In contrast to Bitcoin's collapse, Shiba Inu has demonstrated a fair amount of resilience during the same period. While SHIB continues to trade within a broader downtrend, its price action has not mirrored Bitcoin's dramatic fall into historically critical territory. Instead of experiencing a breakdown below levels unseen since its previous bull cycle, SHIB has managed to maintain its position above its most important structural support zones. This relative strength is clearer when comparing structural charts with percentage drawdowns; SHIB's decline remained within previously defined market ranges, unlike Bitcoin's, which erased significant gains and led to mass liquidations. This resilience partly stems from SHIB having endured prolonged selling pressure previously, which had already compressed much of its speculative premium before the recent market-wide correction. Consequently, there was less excess leverage and speculative positioning to unwind compared to Bitcoin, which had enjoyed a more vigorous rally prior to its decline. However, investors should not mistake this relative strength for a proven recovery, as SHIB still faces strong overhead resistance, and the overall market mood remains shaky.

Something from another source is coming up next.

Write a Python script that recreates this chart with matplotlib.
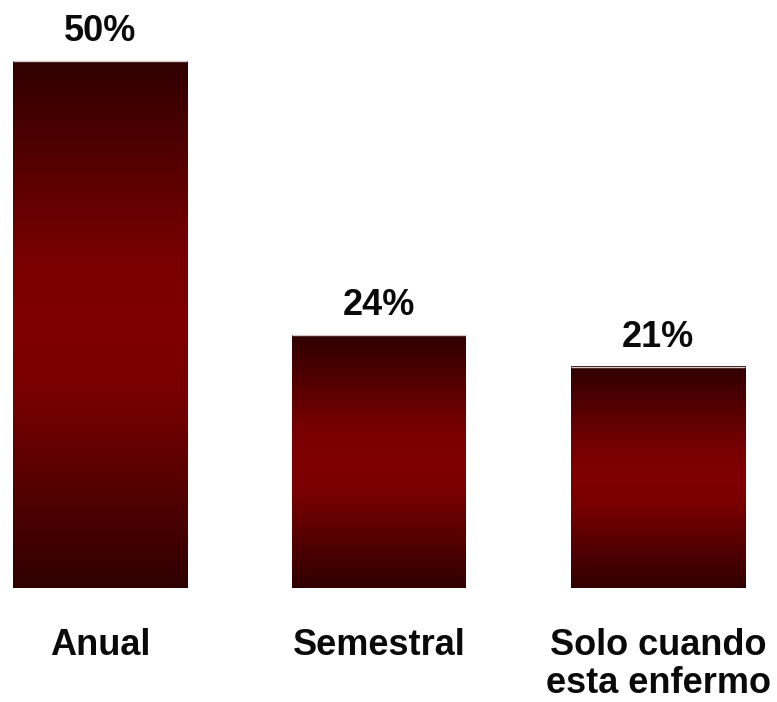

Any renewed weakness in Bitcoin could still exert short-term pressure on altcoins, including SHIB.
Meanwhile, Ethereum is navigating one of its most critical technical moments in recent months, rapidly approaching the structurally and psychologically significant $2,000 support zone. Following weeks of persistent selling pressure, ETH has broken below multiple support levels and key moving averages, signaling continued bear dominance. The downward trend, initiated when Ethereum failed to sustain strength above the $3,000 region earlier in the cycle, has continued with a series of lower highs and lower lows. The recent collapse below intermediate support zones accelerated its descent, bringing ETH perilously close to levels that could dictate its medium-term market direction. The key question now is whether $2,000 can serve as a defensive line for buyers, a level with both psychological and historical significance as a pivot point in past market phases. If buyers intervene forcefully, Ethereum might see a brief stabilization or relief bounce, given that daily momentum indicators are approaching oversold territory. Despite this, the risk remains high. The overall cryptocurrency market sentiment is negative, altcoins are still pressured by Bitcoin's decline, and capital flows favor risk reduction. Without a significant surge in demand or a broader market recovery, ETH may struggle to stay afloat. A clear breakdown below $2,000 could lead to deeper support levels in the mid-$1,800s or lower, likely triggering additional liquidations. Conversely, if Ethereum holds this level and recovers resistance regions above $2,400-$2,500, market confidence could eventually rebound.